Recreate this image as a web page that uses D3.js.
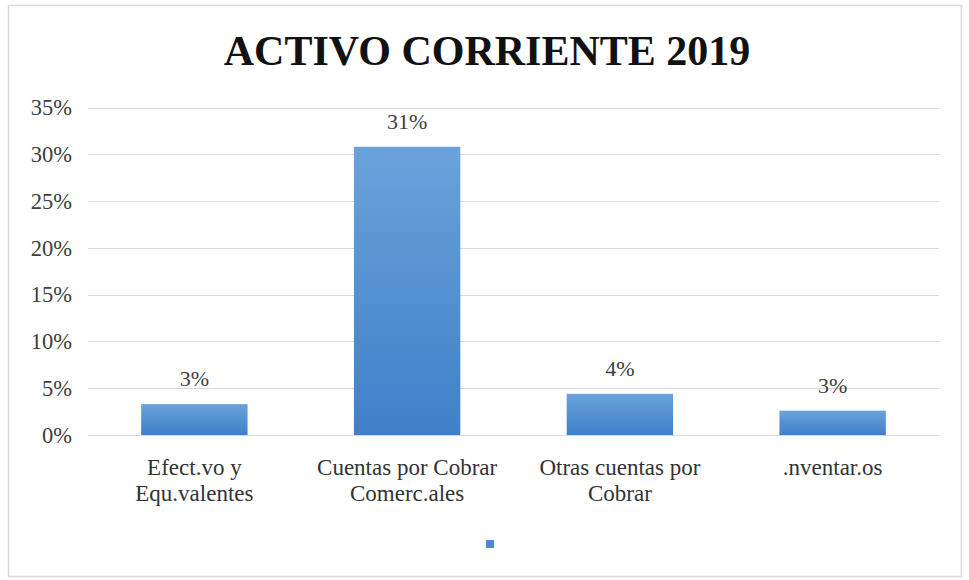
<!DOCTYPE html>
<html>
<head>
<meta charset="utf-8">
<script src="https://cdn.jsdelivr.net/npm/d3@7"></script>
<style>
  html, body { margin: 0; padding: 0; background: #fff; }
  svg { display: block; }
</style>
</head>
<body>
<svg id="chart" width="969" height="580" font-family="Liberation Serif"></svg>
<script>
// Activo corriente 2019 — share of each current-asset item
const categories = [
  ["Efect.vo y", "Equ.valentes"],
  ["Cuentas por Cobrar", "Comerc.ales"],
  ["Otras cuentas por", "Cobrar"],
  [".nventar.os"]
];
const values = [0.033, 0.308, 0.044, 0.026];
const valueLabels = ["3%", "31%", "4%", "3%"];
const yTicks = [0, 0.05, 0.10, 0.15, 0.20, 0.25, 0.30, 0.35];
const titleText = "ACTIVO CORRIENTE 2019";

const FONT = "Liberation Serif";
const svg = d3.select("#chart");
const plot = { left: 88, right: 939, top: 107.5, bottom: 435 };

// Outer frame
svg.append("rect")
  .attr("x", 8.5).attr("y", 5.5)
  .attr("width", 953).attr("height", 571)
  .attr("fill", "#fff")
  .attr("stroke", "#d9d9d9").attr("stroke-width", 1.5);

// Bar gradient
const defs = svg.append("defs");
const grad = defs.append("linearGradient")
  .attr("id", "barGrad").attr("x1", 0).attr("y1", 0).attr("x2", 0).attr("y2", 1);
grad.append("stop").attr("offset", "0%").attr("stop-color", "#6aa2dc");
grad.append("stop").attr("offset", "100%").attr("stop-color", "#3f80c8");

// Title
svg.append("text")
  .attr("x", 487).attr("y", 65)
  .attr("text-anchor", "middle")
  .attr("font-family", FONT)
  .attr("font-size", 42).attr("font-weight", "bold")
  .attr("fill", "#111")
  .text(titleText);

const x = d3.scaleBand()
  .domain(d3.range(categories.length))
  .range([plot.left, plot.right])
  .paddingInner(0.5).paddingOuter(0.25);

const y = d3.scaleLinear()
  .domain([0, 0.35])
  .range([plot.bottom, plot.top]);

// Gridlines
svg.append("g")
  .selectAll("line")
  .data(yTicks)
  .join("line")
  .attr("x1", plot.left).attr("x2", plot.right)
  .attr("y1", d => Math.round(y(d)) + 0.5)
  .attr("y2", d => Math.round(y(d)) + 0.5)
  .attr("stroke", "#d9d9d9").attr("stroke-width", 1.2);

// Y axis labels
const yAxis = d3.axisLeft(y)
  .tickValues(yTicks)
  .tickFormat(d3.format(".0%"))
  .tickSize(0).tickPadding(0);
const yg = svg.append("g")
  .attr("transform", `translate(${plot.left - 16},0)`)
  .call(yAxis)
  .attr("font-family", FONT);
yg.select(".domain").remove();
yg.selectAll("text")
  .attr("font-family", FONT)
  .attr("font-size", 22.5).attr("fill", "#404040");

// Bars
svg.append("g")
  .selectAll("rect")
  .data(values)
  .join("rect")
  .attr("x", (d, i) => x(i))
  .attr("y", d => y(d))
  .attr("width", x.bandwidth())
  .attr("height", d => y(0) - y(d))
  .attr("fill", "url(#barGrad)");

// Value labels
svg.append("g")
  .selectAll("text")
  .data(values)
  .join("text")
  .attr("x", (d, i) => x(i) + x.bandwidth() / 2)
  .attr("y", d => y(d) - 18)
  .attr("text-anchor", "middle")
  .attr("font-family", FONT)
  .attr("font-size", 22).attr("fill", "#404040")
  .text((d, i) => valueLabels[i]);

// Category labels
const cat = svg.append("g")
  .selectAll("text")
  .data(categories)
  .join("text")
  .attr("x", (d, i) => x(i) + x.bandwidth() / 2)
  .attr("y", 475)
  .attr("text-anchor", "middle")
  .attr("font-family", FONT)
  .attr("font-size", 23).attr("fill", "#333");
cat.selectAll("tspan")
  .data(d => d)
  .join("tspan")
  .attr("x", function () { return d3.select(this.parentNode).attr("x"); })
  .attr("dy", (d, i) => i === 0 ? 0 : 25.5)
  .text(d => d);

// Legend marker
svg.append("rect")
  .attr("x", 486).attr("y", 540)
  .attr("width", 8).attr("height", 8)
  .attr("fill", "#4a8ad0");
</script>
</body>
</html>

━━━━

**Your objective**
Write out each line of the listing above, exactly, from its first line to the line holding "107.5, bottom: 435", inclusive. Skip the pictures.

**Exercise response**
Recreate this image as a web page that uses D3.js.
<!DOCTYPE html>
<html>
<head>
<meta charset="utf-8">
<script src="https://cdn.jsdelivr.net/npm/d3@7"></script>
<style>
  html, body { margin: 0; padding: 0; background: #fff; }
  svg { display: block; }
</style>
</head>
<body>
<svg id="chart" width="969" height="580" font-family="Liberation Serif"></svg>
<script>
// Activo corriente 2019 — share of each current-asset item
const categories = [
  ["Efect.vo y", "Equ.valentes"],
  ["Cuentas por Cobrar", "Comerc.ales"],
  ["Otras cuentas por", "Cobrar"],
  [".nventar.os"]
];
const values = [0.033, 0.308, 0.044, 0.026];
const valueLabels = ["3%", "31%", "4%", "3%"];
const yTicks = [0, 0.05, 0.10, 0.15, 0.20, 0.25, 0.30, 0.35];
const titleText = "ACTIVO CORRIENTE 2019";

const FONT = "Liberation Serif";
const svg = d3.select("#chart");
const plot = { left: 88, right: 939, top: 107.5, bottom: 435 };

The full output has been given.